Théophile. Pour rendre la ressemblance plus grande il faudrait supposer que dans la chambre obscure il y eût une toile pour recevoir les espèces, qui ne fût pas unie, mais diversifiée par des plis, représentant les connaissances innées ; que de plus cette toile ou membrane, étant tendue, eût une manière de ressort ou force d’agir, et même une action ou réaction accommodée tant aux plis passés qu’aux nouveaux venus des impressions des espèces. Et cette action consisterait en certaines vibrations ou oscillations, telles qu’on voit dans une corde tendue quand on la touche, de sorte qu’elle rendrait une manière de son musical. Car non seulement nous recevons des images ou traces dans le cerveau, mais nous en formons encore de nouvelles, quand nous envisageons des idées complexes. Ainsi il faut que la toile qui représente notre cerveau soit active et élastique. Cette comparaison expliquerait tolérablement ce qui se passe dans le cerveau ; mais quant à l’âme, qui est une substance simple ou monade, elle représente sans étendue ces mêmes variétés des masses étendues et en a la perception.

§ 3. Philalèthe. Or les idées complexes sont ou des modes ou des substances ou des relations.

Théophile. Cette division des objets de nos pensées en substances, modes et relations est assez à mon gré. Je crois que les qualités ne sont que des modifications des substances et l’entendement y ajoute les relations. Il s’ensuit plus qu’on ne pense.

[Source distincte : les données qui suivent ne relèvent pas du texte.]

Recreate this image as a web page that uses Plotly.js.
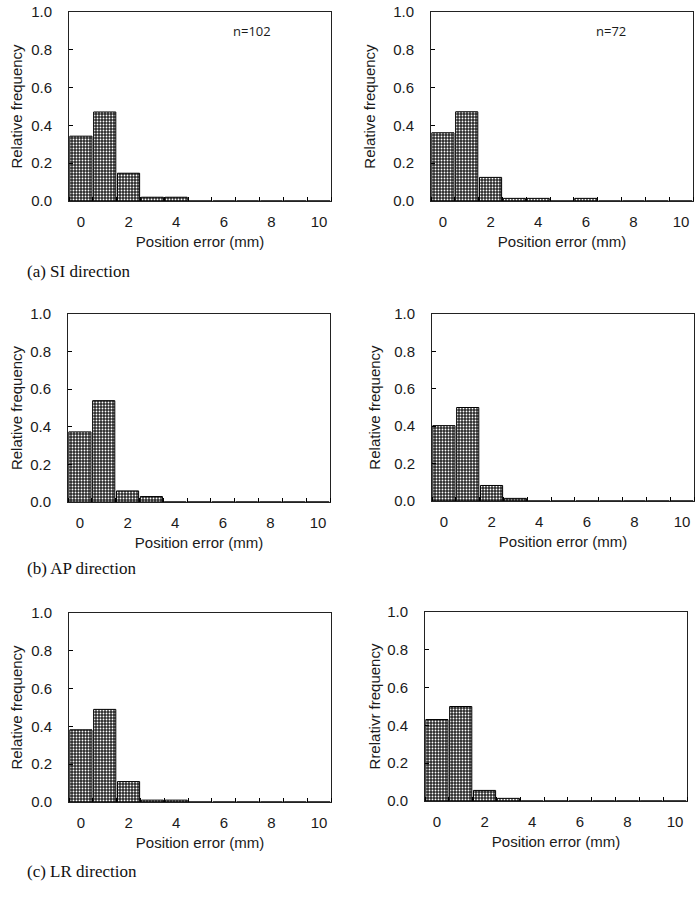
<!DOCTYPE html>
<html>
<head>
<meta charset="utf-8">
<script src="https://cdn.plot.ly/plotly-3.0.1.min.js"></script>
<style>html,body{margin:0;padding:0;background:#fff;}#chart{width:698px;height:899px;}</style>
</head>
<body>
<div id="chart"></div>
<script>
// Bin centres (position error, mm)
const bins = [0, 1, 2, 3, 4, 5, 6, 7, 8, 9, 10];
// Relative frequencies
const siLeft  = [0.343, 0.471, 0.147, 0.020, 0.020, 0, 0, 0, 0, 0, 0];
const siRight = [0.361, 0.472, 0.125, 0.014, 0.014, 0, 0.014, 0, 0, 0, 0];
const apLeft  = [0.373, 0.539, 0.059, 0.029, 0, 0, 0, 0, 0, 0, 0];
const apRight = [0.403, 0.500, 0.083, 0.014, 0, 0, 0, 0, 0, 0, 0];
const lrLeft  = [0.382, 0.490, 0.108, 0.010, 0.010, 0, 0, 0, 0, 0, 0];
const lrRight = [0.431, 0.500, 0.056, 0.014, 0, 0, 0, 0, 0, 0, 0];
const seriesList = [siLeft, siRight, apLeft, apRight, lrLeft, lrRight];
const yTitles = ["Relative frequency", "Relative frequency", "Relative frequency",
                 "Relative frequency", "Relative frequency", "Rrelativr frequency"];
const xTitle = "Position error (mm)";
const nLabels = ["n=102", "n=72"];
const panelLabels = ["(a) SI direction", "(b) AP direction", "(c) LR direction"];

const W = 698, H = 899;
// panel boxes in pixels: [left, right, top, bottom]
const boxes = [
  [69, 331, 12, 201], [431, 693, 12, 201],
  [68, 330, 314, 502], [432, 694, 314, 501],
  [69, 331, 613, 802], [425, 687, 612, 801]
];
const yStandoff = [4, 13, 3, 9, 4, 2];

const tickFont = {family: "Liberation Sans, Arial, sans-serif", size: 15, color: "#1a1a1a"};
const titleFont = {family: "Liberation Sans, Arial, sans-serif", size: 15, color: "#1a1a1a"};

const data = [];
const layout = {
  width: W, height: H,
  margin: {l: 0, r: 0, t: 0, b: 0},
  paper_bgcolor: "#fff", plot_bgcolor: "#fff",
  showlegend: false,
  bargap: 0.07,
  annotations: [],
  font: tickFont
};

seriesList.forEach((vals, i) => {
  const k = i + 1;
  const xa = k === 1 ? "x" : "x" + k;
  const ya = k === 1 ? "y" : "y" + k;
  data.push({
    type: "bar", x: bins, y: vals, xaxis: xa, yaxis: ya,
    marker: {
      color: "#2a2a2a",
      line: {color: "#000", width: 1},
      pattern: {shape: ".", size: 3, solidity: 0.3, fgcolor: "#ffffff", bgcolor: "#2a2a2a"}
    },
    hoverinfo: "skip"
  });
  const b = boxes[i];
  const xaxName = k === 1 ? "xaxis" : "xaxis" + k;
  const yaxName = k === 1 ? "yaxis" : "yaxis" + k;
  layout[xaxName] = {
    domain: [b[0] / W, b[1] / W],
    anchor: ya,
    range: [-0.5, 10.5],
    tickmode: "linear", tick0: 0, dtick: 2,
    ticks: "",
    minor: {tick0: 0.5, dtick: 1, ticks: "inside", ticklen: 4, tickcolor: "#000", tickwidth: 1, showgrid: false},
    showgrid: false, zeroline: false,
    showline: true, mirror: true, linecolor: "#222", linewidth: 1,
    tickfont: tickFont,
    ticklabelstandoff: 7,
    title: {text: xTitle, font: titleFont, standoff: 7},
    automargin: false, fixedrange: true
  };
  layout[yaxName] = {
    domain: [1 - b[3] / H, 1 - b[2] / H],
    anchor: xa,
    range: [0, 1],
    tickmode: "linear", tick0: 0, dtick: 0.2,
    tickformat: ".1f",
    ticks: "inside", ticklen: 4, tickcolor: "#000",
    showgrid: false, zeroline: false,
    showline: true, mirror: true, linecolor: "#222", linewidth: 1,
    tickfont: tickFont,
    ticklabelstandoff: 13,
    title: {text: yTitles[i], font: titleFont, standoff: yStandoff[i]},
    automargin: false, fixedrange: true
  };
});

// n labels
[[251.7, 30.7], [610.7, 30.7]].forEach((p, j) => {
  layout.annotations.push({
    xref: "paper", yref: "paper", x: p[0] / W, y: 1 - p[1] / H,
    xanchor: "center", yanchor: "middle", showarrow: false,
    text: nLabels[j],
    font: {family: "Open Sans, Noto Sans, sans-serif", size: 13, color: "#1a1a1a"}
  });
});
// panel captions
[271.7, 568.3, 871.7].forEach((py, j) => {
  layout.annotations.push({
    xref: "paper", yref: "paper", x: 25 / W, y: 1 - py / H,
    xanchor: "left", yanchor: "middle", showarrow: false,
    text: panelLabels[j],
    font: {family: "Liberation Serif, Times New Roman, serif", size: 17, color: "#111"}
  });
});

Plotly.newPlot("chart", data, layout, {displayModeBar: false, staticPlot: true});
</script>
</body>
</html>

Philalèthe. Les modes sont ou simples (comme une douzaine, une vingtaine, qui sont faits des idées simples d’une même espèce, c’est-à-dire des unités) ou mixtes (comme la beauté), où il entre des idées simples de différentes espèces.

Théophile. Peut-être que douzaine ou vingtaine ne sont que des relations et ne sont constituées que par le rapport à l’entendement. Les unités sont à part et l’entendement les prend ensemble, quelque dispersées qu’elles soient. Cependant quoique les relations soient de l’entendement, elles ne sont pas sans fondement et réalité. Car le premier entendement est l’origine des choses ; et même la réalité de toutes choses, excepté les substances simples, ne consiste que dans le fondement des perceptions ou des phénomènes des substances simples. Il en est souvent de même à l’égard des modes mixtes, c’est-à-dire qu’il faudrait les renvoyer plutôt aux relations.

§ 6. Philalèthe. Les idées des substances sont certaines combinaisons d’idées simples qu’on suppose représenter des choses particulières et distinctes qui subsistent par elles-mêmes, parmi lesquelles idées on considère toujours la notion obscure de substance comme la première et la principale, qu’on suppose sans la connaître, quelle qu’elle soit en elle-même.

Théophile. L’idée de la substance n’est pas si obscure qu’on pense. On en peut connaître ce qui se doit, et ce qui se connaît en autres choses ; et même la connaissance des concrets est toujours antérieure à celle des abstraits ; on connaît plus le chaud que la chaleur.

§ 7. Philalèthe. À l’égard des substances il y a aussi deux sortes d’idées. L’une des substances singulières, comme celle d’un homme ou d’une brebis, l’autre de plusieurs substances jointes ensemble, comme d’une armée d’hommes et d’un troupeau de brebis ; et ces collections forment aussi une seule idée.

Théophile. Cette unité de l’idée des agrégés est très véritable, mais dans le fond il faut avouer que cette unité de collections n’est qu’un rapport ou une relation dont le fondement est dans ce qui se trouve en chacune des substances singulières à part. Ainsi ces êtres par agrégation n’ont point d’autre unité achevée que la mentale ; et par conséquent leur entité aussi est en quelque façon mentale ou de phénomène, comme celle de l’arc-en-ciel.